The LSU MNS specifically comprises over 2.5 million specimens divided into eight distinct collections:
- Genetic Resources (vertebrate tissues)
- Curators: Dr. Frederick Sheldon and Dr. Robb Brumfield
- More than 100,000 specimens
- Herpetology (amphibians & reptiles)
- Curator: Dr. Christopher Austin
- More than 140,000 specimens
- Ichthyology (fishes)
- Curator: Dr. Prosanta Chakrabarty
- More than 400,000 specimens
- Mammalogy (mammals)
- Curator: Dr. Jacob Esselstyn
- More than 48,000 specimens
- Ornithology (birds)
- Curator: Dr. Van Remsen
- More than 178,000 specimens
- Vertebrate Paleontology (vertebrate fossils)
- Curator Emeritus: Dr. Judith Schiebout
- More than 19,000 specimens
- Fossil Protists & Invertebrates
- Curator Emeritus: Dr. Barun Sen Gupta
- More than 13,000 Microfossil slides (2,800 primary types)
- More than 10,000 Invertebrate specimen lots
- Archaeology & Ethnography
- Curator: Dr. Rebecca Saunders
- 1.25 million specimens
- 73,000 ethnographic objects
We boast the oldest and largest genetic resources collection in the world and the third largest university-based bird collection. Not only are our collections sizable, but they are also active and data rich due to the inclusion of genetic data. This makes us a valuable institution to not only our own researchers and LSU, but also researchers across the globe.
What do we research?
Every year we travel to places like Borneo, Brazil, Peru, Papua New Guinea and Panama to collect scientific specimens. These specimens are preserved with the intention of serving as a tool for researchers for many years to come. Sometimes we discover species that were previously unknown to mankind. In fact, since 2006, we have discovered over 65 new species and more are described every year! Although discovery is usually not the main goal, it is an exciting part of fieldwork that can make you feel like a modern day explorer.
New species aside, our broader research goals revolve around studying the evolutionary history of life on earth, the factors driving speciation and biodiversity, and how populations change over time. Some current projects include understanding the systematics and diversification of old world shrews, the biogeography of Neotropical birds, and the effect of forest disturbance and plantation development on native birds in Southeast Asia.
The opportunity to combine fieldwork in remote places and specimen-based research with the latest genetic techniques makes the LSU MNS a unique place to work and study. We currently train over 30 graduate students and over 10 undergraduates in museum-based research, and our graduates have gone on to work at places like the Smithsonian Institution, the American Museum of Natural History, the Field Museum and many other museums and universities around the US and the world.

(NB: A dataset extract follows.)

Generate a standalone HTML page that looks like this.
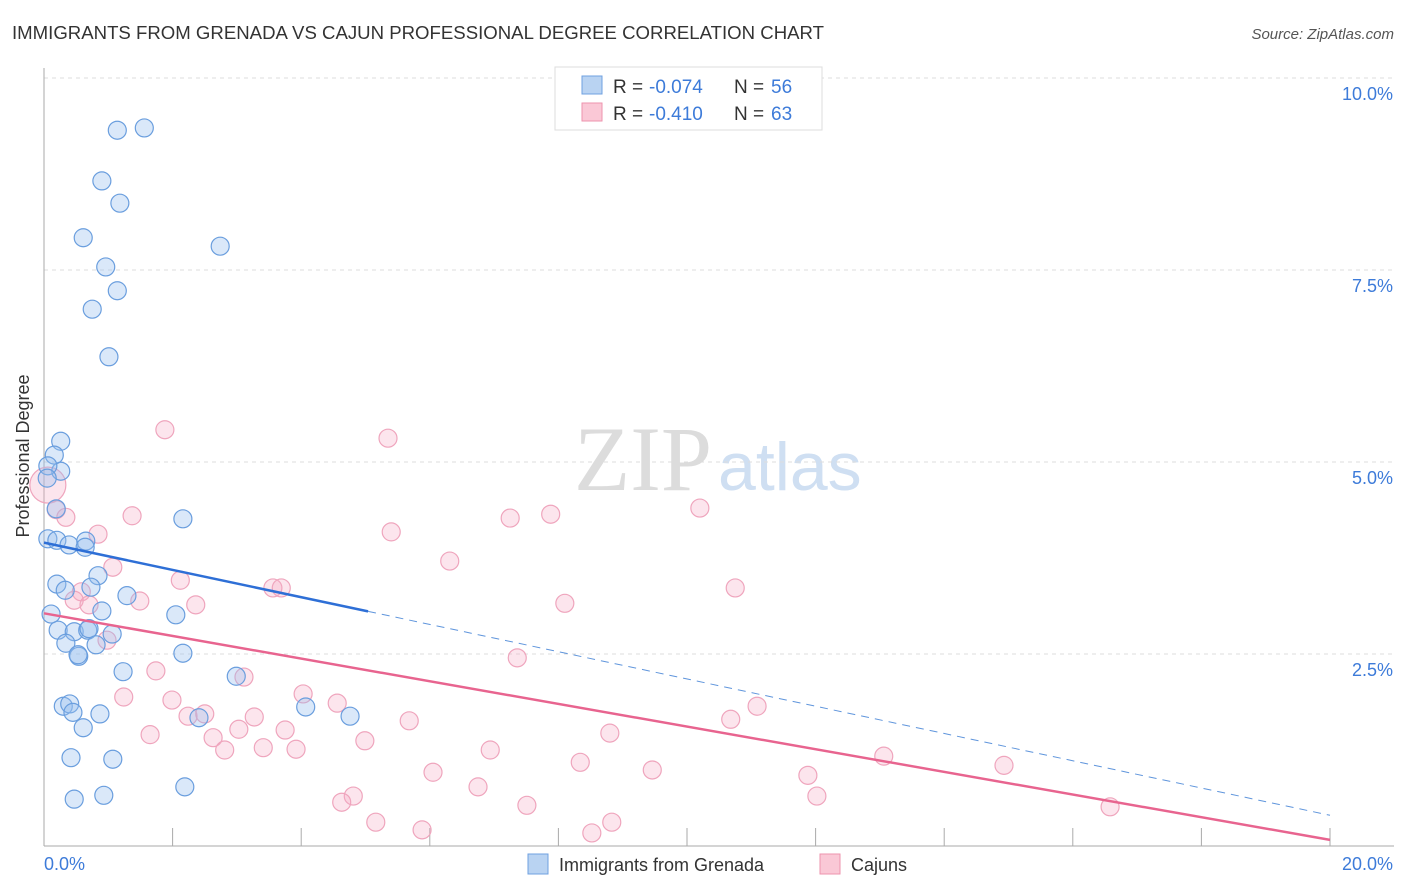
<!DOCTYPE html>
<html><head><meta charset="utf-8"><style>
body{margin:0;background:#fff;font-family:"Liberation Sans",sans-serif}
</style></head><body>
<svg width="1406" height="892" style="position:absolute;left:0;top:0">
<text x="12" y="39" font-size="18" fill="#333" textLength="812" lengthAdjust="spacingAndGlyphs">IMMIGRANTS FROM GRENADA VS CAJUN PROFESSIONAL DEGREE CORRELATION CHART</text>
<text x="1394" y="39" font-size="15" fill="#555" font-style="italic" text-anchor="end">Source: ZipAtlas.com</text>
<text x="712" y="490" font-size="92" fill="#dcdcdc" text-anchor="end" font-family="Liberation Serif">ZIP</text>
<text x="718" y="490" font-size="68" fill="#cfdff2">atlas</text>
<g id="grid"></g><g id="axes"></g><g id="marks"></g>
<text x="29" y="456" font-size="18" fill="#333" text-anchor="middle" transform="rotate(-90 29 456)">Professional Degree</text>
<g>
<rect x="555" y="67" width="267" height="63" fill="#fff" stroke="#ddd"/>
<rect x="582" y="76" width="20" height="18" fill="#b9d3f2" stroke="#6fa0e0"/>
<rect x="582" y="103" width="20" height="18" fill="#fac8d6" stroke="#ee93ae"/>
<text x="613" y="93" font-size="19" fill="#333">R =</text><text x="649" y="93" font-size="19" fill="#3d7bd9">-0.074</text>
<text x="734" y="93" font-size="19" fill="#333">N =</text><text x="771" y="93" font-size="19" fill="#3d7bd9">56</text>
<text x="613" y="120" font-size="19" fill="#333">R =</text><text x="649" y="120" font-size="19" fill="#3d7bd9">-0.410</text>
<text x="734" y="120" font-size="19" fill="#333">N =</text><text x="771" y="120" font-size="19" fill="#3d7bd9">63</text>
</g>
<g>
<rect x="528" y="854" width="20" height="20" fill="#b9d3f2" stroke="#6fa0e0"/>
<text x="559" y="871" font-size="18" fill="#333">Immigrants from Grenada</text>
<rect x="820" y="854" width="20" height="20" fill="#fac8d6" stroke="#ee93ae"/>
<text x="851" y="871" font-size="18" fill="#333">Cajuns</text>
</g>
</svg>
<script>
const xTicks=[0,2,4,6,8,10,12,14,16,18,20];
const yTicks=[2.5,5.0,7.5,10.0];
const yTickLabels=["2.5%","5.0%","7.5%","10.0%"];
const blueX=[1.14,1.56,0.90,1.18,0.61,2.74,0.96,1.14,0.75,1.01,0.26,0.16,0.26,0.06,0.05,0.19,2.16,0.06,0.20,0.39,0.65,0.64,0.20,0.33,0.84,0.73,1.29,2.05,0.90,0.11,0.22,0.47,0.68,0.70,1.06,0.81,0.34,0.54,0.53,2.16,1.23,2.99,4.07,4.76,0.30,0.40,0.45,0.87,2.41,0.61,0.42,1.07,2.19,0.47,0.93];
const blueY=[9.32,9.35,8.66,8.37,7.92,7.81,7.54,7.23,6.99,6.37,5.27,5.09,4.88,4.95,4.79,4.39,4.26,4.00,3.98,3.92,3.97,3.89,3.41,3.33,3.52,3.37,3.26,3.01,3.06,3.02,2.81,2.79,2.81,2.83,2.76,2.62,2.64,2.47,2.49,2.51,2.27,2.21,1.81,1.69,1.82,1.85,1.74,1.72,1.67,1.54,1.15,1.13,0.77,0.61,0.66];
const pinkX=[1.88,5.35,0.06,0.19,0.34,1.37,0.84,5.40,7.25,7.88,10.20,6.31,1.07,2.12,0.58,3.56,3.69,10.75,0.47,0.70,1.49,2.36,8.10,0.98,7.36,1.74,3.11,1.24,4.03,1.99,4.56,11.09,2.24,2.50,3.27,5.68,10.68,3.03,3.75,1.65,2.63,4.99,2.81,3.41,3.92,6.94,8.80,13.06,8.34,14.93,6.05,9.46,11.88,6.75,4.81,4.63,12.02,7.51,16.58,5.16,5.88,8.83,8.52];
const pinkY=[5.42,5.31,4.70,4.38,4.28,4.30,4.06,4.09,4.27,4.32,4.40,3.71,3.63,3.46,3.31,3.36,3.36,3.36,3.20,3.14,3.19,3.14,3.16,2.68,2.45,2.28,2.20,1.94,1.98,1.90,1.86,1.82,1.69,1.72,1.68,1.63,1.65,1.52,1.51,1.45,1.41,1.37,1.25,1.28,1.26,1.25,1.47,1.17,1.09,1.05,0.96,0.99,0.92,0.77,0.65,0.57,0.65,0.53,0.51,0.31,0.21,0.31,0.17];
const blueTrend=[3.95,0.40,5.04];
const pinkTrend=[3.03,0.08];
const NS="http://www.w3.org/2000/svg";
const X=v=>44+v/20*1286, Y=v=>846-v/10*768;
function mk(t,a,p){const e=document.createElementNS(NS,t);for(const k in a)e.setAttribute(k,a[k]);p.appendChild(e);return e;}
const grid=document.getElementById('grid'),axes=document.getElementById('axes'),marks=document.getElementById('marks');
yTicks.forEach((v,i)=>{
 const l=mk('line',{x1:44,x2:1394,y1:Y(v),y2:Y(v),stroke:'#ddd','stroke-dasharray':'4,4'},grid);
 
 
 const t=mk('text',{x:1393,y:Y(v)+22,'font-size':18,fill:'#3d7bd9','text-anchor':'end'},axes);
 t.textContent=yTickLabels[i];
 
 
});
let a=mk('line',{x1:44,x2:44,y1:68,y2:846,stroke:'#aaa'},axes);


a=mk('line',{x1:44,x2:1394,y1:846,y2:846,stroke:'#aaa'},axes);


xTicks.forEach(v=>{const l=mk('line',{x1:X(v),x2:X(v),y1:828,y2:846,stroke:'#aaa'},axes);
 
 });
let t=mk('text',{x:44,y:870,'font-size':18,fill:'#3d7bd9'},axes);t.textContent='0.0%';


t=mk('text',{x:1393,y:870,'font-size':18,fill:'#3d7bd9','text-anchor':'end'},axes);t.textContent='20.0%';


pinkX.forEach((v,i)=>{const c=mk('circle',{cx:X(v),cy:Y(pinkY[i]),r:i==2?18:9,fill:'rgba(246,170,195,0.3)',stroke:'#efa5bd','stroke-width':1.2},marks);
 
 });
blueX.forEach((v,i)=>{const c=mk('circle',{cx:X(v),cy:Y(blueY[i]),r:9,fill:'rgba(150,190,238,0.35)',stroke:'#6a9ede','stroke-width':1.2},marks);
 
 });
const by=x=>blueTrend[0]+(blueTrend[1]-blueTrend[0])*x/20;
let l=mk('line',{x1:X(0),y1:Y(by(0)),x2:X(blueTrend[2]),y2:Y(by(blueTrend[2])),stroke:'#2e6fd6','stroke-width':2.5},marks);


l=mk('line',{x1:X(blueTrend[2]),y1:Y(by(blueTrend[2])),x2:X(20),y2:Y(by(20)),stroke:'#5f95dc','stroke-width':1,'stroke-dasharray':'8,6'},marks);


l=mk('line',{x1:X(0),y1:Y(pinkTrend[0]),x2:X(20),y2:Y(pinkTrend[1]),stroke:'#e8648f','stroke-width':2.5},marks);


</script>
</body></html>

Although our work is well known in the zoological research realm, we are not so well known among students at LSU. To help broaden this awareness, we have an exciting new program beginning this fall – Night at the Museum! Twice a semester, we will focus on one collection and host behind-the-scenes tours, a short talk by an LSU MNS researcher, and a chance to meet our scientists. The first event happened this week and featured our exceptional bird collection. The next event will be on November 17 starting at 5pm, with a talk at 6pm and behind-the-scenes tours of the fish collections afterwards! More information can be found on our website. If you do attend a Night at the Museum event, share your pictures with us on Instagram with the hashtag #LSUNightattheMuseum!

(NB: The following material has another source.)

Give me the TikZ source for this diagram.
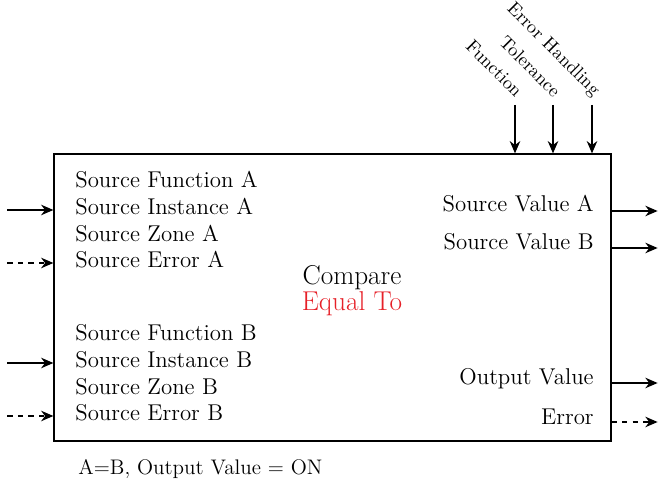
\documentclass[tikz,border=0pt]{standalone}
\usepackage{fontspec}
\usetikzlibrary{arrows.meta, positioning}
\definecolor{cmp_red}{RGB}{230,32,40}
\tikzset{
    block_main/.style={
        rectangle, draw=black, line width=0.7pt,
        minimum width=11.14cm, minimum height=5.74cm, inner sep=0pt
    },
    port_lbl/.style={
        font=\fontsize{13}{15}\selectfont, inner sep=0pt,
        text height=1.6ex, text depth=0.3ex
    },
    top_lbl/.style={
        font=\fontsize{10.5}{12}\selectfont, inner sep=1pt, rotate=-45, anchor=east
    },
    title_lbl/.style={
        font=\fontsize{15.5}{18}\selectfont, inner sep=0pt
    },
    flow_arrow/.style={
        -{Stealth[length=7pt, width=6pt]}, line width=0.7pt, draw=black
    },
    err_arrow/.style={
        flow_arrow, dash pattern=on 3pt off 3pt
    }
}
\begin{document}
\begin{tikzpicture}[>=Stealth]
    \useasboundingbox (0,0) rectangle (13.16,9.76);

    \node[block_main] (block) at (6.65, 3.81) {};

    % inputs A
    \node[port_lbl, anchor=west] (fnA) at (1.50, 6.10) {Source Function A};
    \node[port_lbl, anchor=west] (instA) at (1.50, 5.56) {Source Instance A};
    \node[port_lbl, anchor=west] (zoneA) at (1.50, 5.02) {Source Zone A};
    \node[port_lbl, anchor=west] (errA) at (1.50, 4.50) {Source Error A};
    % inputs B
    \node[port_lbl, anchor=west] (fnB) at (1.50, 3.04) {Source Function B};
    \node[port_lbl, anchor=west] (instB) at (1.50, 2.50) {Source Instance B};
    \node[port_lbl, anchor=west] (zoneB) at (1.50, 1.96) {Source Zone B};
    \node[port_lbl, anchor=west] (errB) at (1.50, 1.44) {Source Error B};

    % outputs
    \node[port_lbl, anchor=east] (valA) at (11.88, 5.62) {Source Value A};
    \node[port_lbl, anchor=east] (valB) at (11.88, 4.86) {Source Value B};
    \node[port_lbl, anchor=east] (outVal) at (11.88, 2.16) {Output Value};
    \node[port_lbl, anchor=east] (outErr) at (11.88, 1.36) {Error};

    \node[title_lbl] (cmp) at (7.04, 4.20) {Compare};
    \node[title_lbl, text=cmp_red] (eq) at (7.04, 3.68) {Equal To};

    \node[port_lbl, font=\fontsize{12}{14}\selectfont, anchor=west] (note) at (1.56, 0.36) {A=B, Output Value = ON};

    % parameters
    \coordinate (fnIn) at (10.30, 7.66);
    \coordinate (tolIn) at (11.06, 7.66);
    \coordinate (ehIn) at (11.84, 7.66);
    \node[top_lbl] (fnLbl) at ([xshift=0.12cm, yshift=0.2cm]fnIn) {Function};
    \node[top_lbl] (tolLbl) at ([xshift=0.12cm, yshift=0.2cm]tolIn) {Tolerance};
    \node[top_lbl] (ehLbl) at ([xshift=0.12cm, yshift=0.2cm]ehIn) {Error Handling};
    \draw[flow_arrow] (fnIn) -- (fnIn |- block.north);
    \draw[flow_arrow] (tolIn) -- (tolIn |- block.north);
    \draw[flow_arrow] (ehIn) -- (ehIn |- block.north);

    \draw[flow_arrow] (block.west |- instA) ++(-0.92,0) -- (block.west |- instA);
    \draw[err_arrow] (block.west |- errA) ++(-0.92,0) -- (block.west |- errA);
    \draw[flow_arrow] (block.west |- instB) ++(-0.92,0) -- (block.west |- instB);
    \draw[err_arrow] (block.west |- errB) ++(-0.92,0) -- (block.west |- errB);

    \draw[flow_arrow] ([yshift=-0.08cm]block.east |- valA) -- ++(0.92,0);
    \draw[flow_arrow] ([yshift=-0.06cm]block.east |- valB) -- ++(0.92,0);
    \draw[flow_arrow] ([yshift=-0.06cm]block.east |- outVal) -- ++(0.92,0);
    \draw[err_arrow] ([yshift=-0.04cm]block.east |- outErr) -- ++(0.92,0);

\end{tikzpicture}
\end{document}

But you don’t have to wait until these events to visit the museum. In addition to the collections, we also have a free public exhibit area complete with habitat displays, Louisiana animal diversity displays, and even the very first Mike the Tiger (with a recording of his roar)! So if you are a fan of the natural world and are fascinated by the amazing animals that inhabit the earth, stop by the LSU Museum of Natural Science in Foster Hall. You never know what you may find!